Die Sicht der Patrioten

Was sollte man nach dem Rückzug der Separatisten mit Verwaltungsangestellten machen, die sich ohne Not voll angedient hatten, mit Milizionären, die ihr Heil in der Flucht suchten und vorher noch die Waffenlager an die Separatisten übergaben? Welcher Beteuerung, doch eigentlich für den ukrainischen Staat zu sein, konnte man trauen?

Einige Ältere unter unseren Gesprächspartnern gehörten noch zur demokratischen Opposition der siebziger und achtziger Jahre, die auch in der Ostukraine ihre Helden und Märtyrer hatte. An der Redaktionswand der von Andrej Romanenko herausgegebenen Kramatorsker Nachrichten sehe ich Bilder von Wasyl Stus, dem Poeten und Oppositionellen aus Donezk, der mit seinen Gefährten 1986 im sowjetischen Straflager umkam. Es gibt die Geschichte und die Legenden des industriellen Donbass, und zugleich hat die Großregion tausend verschiedene Gesichter.

Die zweieinhalb Jahrzehnte einer unabhängigen Ukraine haben der Region nicht nur die Herrschaft von Mafiabanden und Oligarchen gebracht, nicht nur eine im sowjetischen Lebensstil eingefrorene Bevölkerung geprägt, die sich von den Separatisten überrumpeln und einfangen ließ. In dieser Zeit lebten hier auch immer Menschen wie Andrej oder Volodymyr Berezin in Konstaninowka, die an die Zukunft einer demokratischen und unteilbaren Ukraine glaubten und sich dafür einsetzten.
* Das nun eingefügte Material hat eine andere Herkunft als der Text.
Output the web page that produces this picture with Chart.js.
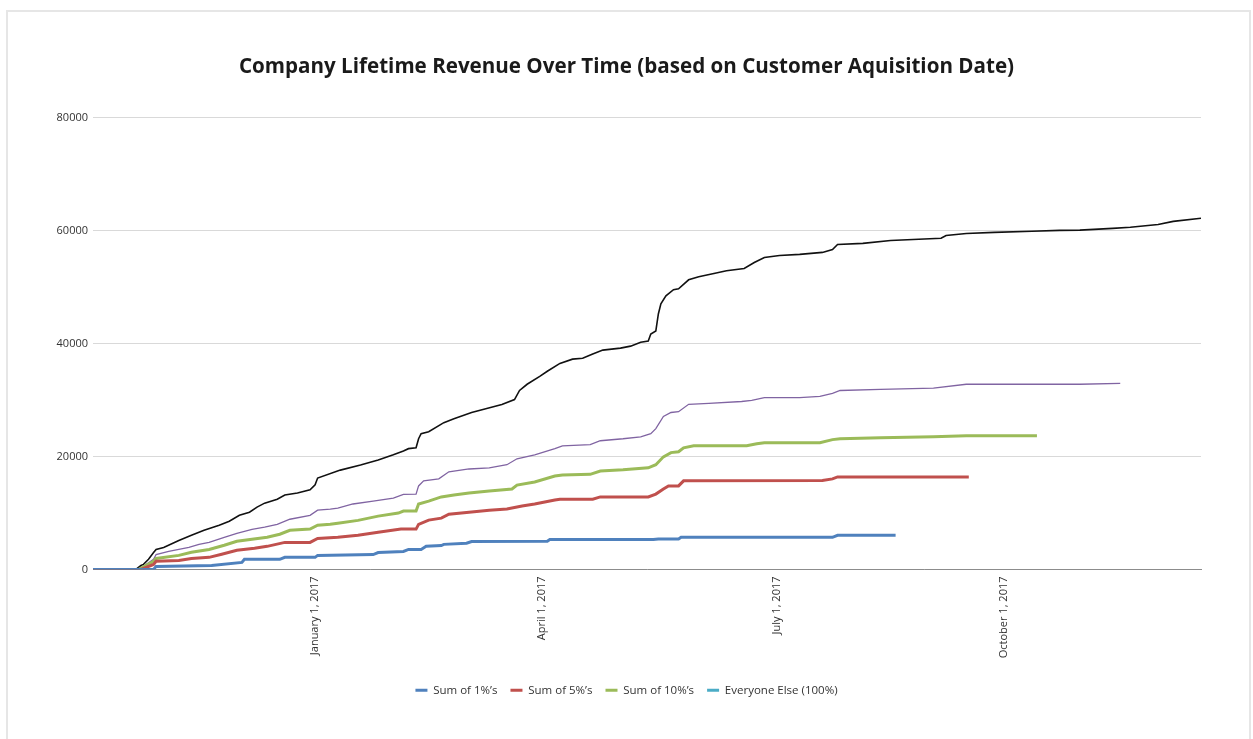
<!DOCTYPE html>
<html>
<head>
<meta charset="utf-8">
<title>Company Lifetime Revenue Over Time</title>
<script src="https://cdn.jsdelivr.net/npm/chart.js@4.4.1/dist/chart.umd.min.js"></script>
<style>
  html, body { margin: 0; padding: 0; background: #fff; overflow: hidden; }
  .card { position: absolute; left: 6px; top: 10px; width: 1245px; height: 780px; border: 2px solid #e6e6e6; box-sizing: border-box; }
  .wrap { position: absolute; left: 0; top: 0; width: 1253px; height: 739px; }
</style>
</head>
<body>
<div class="card"></div>
<div class="wrap"><canvas id="revenueChart"></canvas></div>
<script>
// x values are days counted from January 1, 2017 (acquisition date)
const axisStartDay = -88;
const axisEndDay = 351;

const quarterDays = [0, 90, 183, 273];
const quarterLabels = ['January 1, 2017', 'April 1, 2017', 'July 1, 2017', 'October 1, 2017'];
const revenueTicks = [0, 20000, 40000, 60000, 80000];

// all customers (running total)
const totalDays = [-88,-71,-69,-68,-66,-64,-63,-60,-54,-49,-44,-38,-34,-30,-26,-23,-20,-15,-12,-7,-2,0,1,10,18,25,31,35,37,40,41,42,45,51,55,62,68,74,79,81,84,89,92,97,102,106,110,114,121,125,129,132,133,135,136,137,139,142,144,148,152,158,163,170,174,178,184,192,201,205,207,217,228,248,250,258,269,284,295,303,316,323,334,340,351];
const totalRevenue = [0,0,700,900,1800,3000,3550,3900,5150,6050,6950,7850,8550,9600,10150,11050,11750,12450,13200,13550,14100,15000,16200,17600,18500,19400,20300,21000,21400,21550,23150,24050,24400,26000,26700,27800,28500,29200,30100,31700,32800,34200,35100,36500,37250,37400,38150,38850,39200,39550,40250,40450,41700,42250,45250,47050,48450,49550,49700,51300,51850,52400,52900,53300,54350,55250,55600,55800,56150,56650,57550,57750,58250,58650,59150,59500,59700,59900,60050,60100,60400,60600,61100,61650,62200];

// top quarter of customers
const top25Days = [-88,-70,-68,-64,-63,-58,-50,-46,-42,-36,-31,-25,-20,-15,-10,-2,1,6,9,15,23,31,35,40,41,43,49,53,61,69,76,80,87,95,98,109,113,122,129,133,135,138,141,144,148,156,169,173,178,192,200,205,208,224,245,258,303,319];
const top25Revenue = [0,0,550,1800,2650,3200,3900,4450,4800,5700,6400,7100,7500,8000,8900,9600,10500,10700,10850,11600,12100,12650,13300,13350,14800,15700,16050,17300,17800,18000,18550,19600,20300,21400,21900,22100,22800,23150,23500,24050,24950,27100,27800,27950,29250,29400,29750,29950,30450,30450,30650,31200,31700,31900,32100,32800,32800,32950];

const top10Days = [-88,-70,-64,-63,-54,-49,-42,-36,-31,-25,-19,-14,-10,-2,1,6,9,17,25,33,35,40,41,45,50,55,61,69,78,80,87,95,98,109,113,122,132,135,138,141,144,146,150,171,175,178,200,205,208,224,245,258,286];
const top10Revenue = [0,0,1450,1950,2500,3050,3550,4300,5000,5350,5700,6250,6950,7150,7850,8000,8200,8700,9450,10000,10350,10350,11600,12100,12850,13200,13550,13900,14250,14950,15500,16550,16750,16850,17450,17650,18000,18550,19950,20700,20850,21550,21900,21900,22250,22450,22450,23000,23150,23350,23500,23700,23700];

const top5Days = [-88,-69,-64,-63,-54,-49,-42,-37,-31,-24,-19,-12,-2,1,9,17,25,34,40,41,45,50,53,61,69,76,82,87,95,97,110,113,132,135,138,140,144,146,201,205,207,259];
const top5Revenue = [0,0,900,1450,1600,1950,2150,2700,3400,3750,4100,4800,4800,5500,5700,6050,6600,7150,7150,8000,8750,9100,9800,10150,10500,10700,11250,11600,12300,12450,12450,12850,12850,13350,14250,14800,14800,15700,15750,16050,16400,16400];

const top1Days = [-88,-64,-63,-41,-29,-28,-14,-12,0,1,23,25,35,37,42,44,50,51,60,62,92,93,134,136,144,145,205,207,230];
const top1Revenue = [0,0,550,700,1250,1800,1800,2150,2150,2500,2650,3000,3200,3550,3550,4100,4250,4450,4650,4950,5000,5300,5300,5400,5400,5700,5700,6050,6050];

const everyoneElseDays = [];
const everyoneElseRevenue = [];

const toPoints = (days, values) => days.map((d, i) => ({ x: d, y: values[i] }));

function series(label, days, values, color, width) {
  return {
    label,
    data: toPoints(days, values),
    borderColor: color,
    backgroundColor: color,
    borderWidth: width,
    pointRadius: 0,
    pointHoverRadius: 0,
    tension: 0,
    fill: false
  };
}

const baseFont = { family: "'Open Sans', sans-serif", size: 11 };

new Chart(document.getElementById('revenueChart'), {
  type: 'line',
  data: {
    datasets: [
      series("Sum of 1%\u2019s", top1Days, top1Revenue, '#4f81bd', 3),
      series("Sum of 5%\u2019s", top5Days, top5Revenue, '#c0504d', 3),
      series("Sum of 10%\u2019s", top10Days, top10Revenue, '#9bbb59', 3),
      series('Everyone Else (100%)', everyoneElseDays, everyoneElseRevenue, '#4bacc6', 3),
      series("Sum of 25%\u2019s", top25Days, top25Revenue, '#8064a2', 1.3),
      series('All Customers', totalDays, totalRevenue, '#111111', 1.6)
    ]
  },
  options: {
    responsive: true,
    maintainAspectRatio: false,
    animation: false,
    layout: { padding: { left: 0, right: 0, top: 0, bottom: 33 } },
    plugins: {
      tooltip: { enabled: false },
      title: {
        display: true,
        text: 'Company Lifetime Revenue Over Time (based on Customer Aquisition Date)',
        color: '#1a1a1a',
        font: { family: "'Open Sans', sans-serif", size: 20.6, weight: 'bold' },
        padding: { top: 55, bottom: 38 }
      },
      legend: {
        position: 'bottom',
        labels: {
          color: '#333',
          font: { family: "'Open Sans', sans-serif", size: 11.5 },
          boxWidth: 12,
          boxHeight: 3,
          padding: 13,
          filter: item => item.datasetIndex < 4,
          generateLabels: chart => Chart.defaults.plugins.legend.labels.generateLabels(chart)
            .map(item => Object.assign(item, { lineWidth: 0 }))
        }
      }
    },
    scales: {
      x: {
        type: 'linear',
        min: axisStartDay,
        max: axisEndDay,
        afterBuildTicks: scale => { scale.ticks = quarterDays.map(v => ({ value: v })); },
        afterFit: scale => { scale.height = 102; },
        grid: { display: false, drawTicks: false },
        border: { display: true, color: '#8c8c8c', width: 1 },
        ticks: {
          autoSkip: false,
          minRotation: 90,
          maxRotation: 90,
          padding: 7,
          color: '#333',
          font: baseFont,
          callback: value => quarterLabels[quarterDays.indexOf(value)]
        }
      },
      y: {
        min: 0,
        max: 80000,
        afterBuildTicks: scale => { scale.ticks = revenueTicks.map(v => ({ value: v })); },
        afterFit: scale => { scale.width = 93; },
        grid: { color: '#d9d9d9', drawTicks: false },
        border: { display: false },
        ticks: {
          padding: 5,
          color: '#333',
          font: baseFont,
          callback: value => String(value)
        }
      },
      // empty right-hand margin so the plot ends where the card's inner area does
      yRight: {
        position: 'right',
        afterFit: scale => { scale.width = 52; },
        grid: { display: false, drawTicks: false },
        border: { display: false },
        ticks: { display: false }
      }
    }
  }
});
</script>
</body>
</html>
Volodymir, der eine kleine örtliche Zeitung herausgibt und eine der ältesten ökologischen Initiativen im Donbass begründete, macht uns wie viele andere deutlich, was für den ukrainischen Staat im Donbass auf dem Spiel steht.

Die ukrainische Seite kann nicht hinter die Verhandlungspositionen von Minsk zurück. Sie hat den beiden Regionen eine weitgehende Autonomie zugesprochen, den Separatistengebieten einen zeitlich befristeten Sonderstatus zugebilligt und den dazu bereiten Separatisten den Weg in eine friedliche Reintegration geöffnet.
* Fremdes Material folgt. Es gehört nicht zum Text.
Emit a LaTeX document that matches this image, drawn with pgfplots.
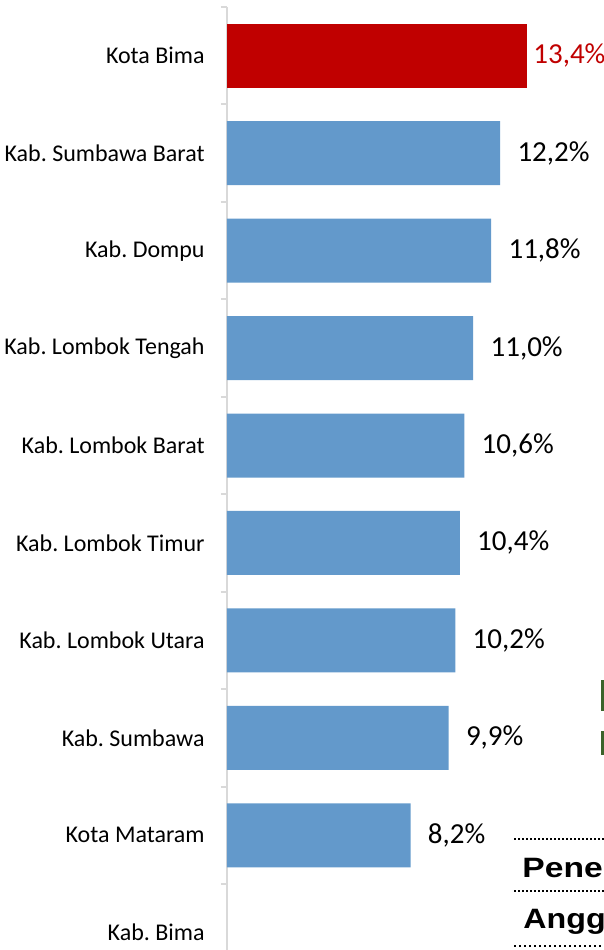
\documentclass[border=0pt]{standalone}
\usepackage{pgfplots}
\pgfplotsset{compat=1.18}
\usepackage{fontspec}
\setmainfont{Carlito}
\newfontfamily\arialfont{Liberation Sans}
\definecolor{barblue}{HTML}{6399CB}
\definecolor{barred}{HTML}{C00000}
\definecolor{axisgray}{HTML}{D9D9D9}
\definecolor{dgreen}{HTML}{3B632A}
\frenchspacing
\begin{document}
\begin{tikzpicture}
\useasboundingbox (0,0) rectangle (302pt,-475pt);
\clip (0,0) rectangle (302pt,-475pt);
\begin{axis}[
  at={(113.5pt,-3.5pt)}, anchor=north west,
  scale only axis, width=156.7pt, height=487.2pt,
  xbar, bar width=32pt, bar shift=0pt,
  xmin=0, xmax=14, ymin=-0.5, ymax=9.5, y dir=reverse,
  axis x line=none, axis y line=left,
  y axis line style={-, draw=axisgray, line width=1pt},
  ytick={0,...,9},
  yticklabels={Kota Bima, Kab. Sumbawa Barat, Kab. Dompu, Kab. Lombok Tengah, Kab. Lombok Barat, Kab. Lombok Timur, Kab. Lombok Utara, Kab. Sumbawa, Kota Mataram, Kab. Bima},
  major tick length=0pt,
  minor ytick={-0.5,0.5,...,9.5},
  minor tick length=3pt,
  tick align=outside,
  minor tick style={draw=axisgray, line width=1pt},
  yticklabel style={font=\fontsize{12}{14}\selectfont, anchor=east, inner sep=0pt, xshift=-11pt},
  point meta=x,
  clip=false,
]
\addplot[fill=barred, draw=none, bar shift=0pt,
  nodes near coords={\pgfmathprintnumber[fixed,zerofill,precision=1,use comma,assume math mode=true]{\pgfplotspointmeta}\%},
  nodes near coords style={anchor=west, inner sep=0pt, xshift=3pt, text=barred, font=\fontsize{14.5}{17}\selectfont}]
  coordinates {(13.4,0)};
\addplot[fill=barblue, draw=none, bar shift=0pt,
  nodes near coords={\pgfmathprintnumber[fixed,zerofill,precision=1,use comma,assume math mode=true]{\pgfplotspointmeta}\%},
  nodes near coords style={anchor=west, inner sep=0pt, xshift=8.5pt, text=black, font=\fontsize{14.5}{17}\selectfont}]
  coordinates {(12.2,1) (11.8,2) (11.0,3) (10.6,4) (10.4,5) (10.2,6) (9.9,7) (8.2,8)};
\end{axis}
\fill[dgreen] (300.5pt,-340pt) rectangle (303pt,-355.5pt);
\fill[dgreen] (300.5pt,-365.5pt) rectangle (303pt,-377.5pt);
\draw[line width=1pt, dash pattern=on 1pt off 1pt] (257pt,-419.5pt) -- (303pt,-419.5pt);
\draw[line width=1pt, dash pattern=on 1pt off 1pt] (257pt,-445.5pt) -- (303pt,-445.5pt);
\draw[line width=1.2pt, dash pattern=on 1pt off 1.5pt] (257pt,-473pt) -- (303pt,-473pt);
\node[anchor=base west, inner sep=0pt, xscale=1.2] at (261pt,-438.5pt) {\arialfont\bfseries\fontsize{14}{16}\selectfont Pene};
\node[anchor=base west, inner sep=0pt, xscale=1.15] at (261.5pt,-464pt) {\arialfont\bfseries\fontsize{14}{16}\selectfont Angg};
\end{tikzpicture}
\end{document}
Eine Preisgabe der Regionen durch Kiew, wie manchmal vorgeschlagen, würde kein Problem lösen und nur die Strategie Russlands aufgehen lassen. Die friedliche Beilegung des Konfliktes und das Gelingen des Wiederaufbaus werden mitentscheidend sein, ob der europäische Weg der Ukraine Realität wird oder erneut nur ein Traum bleibt.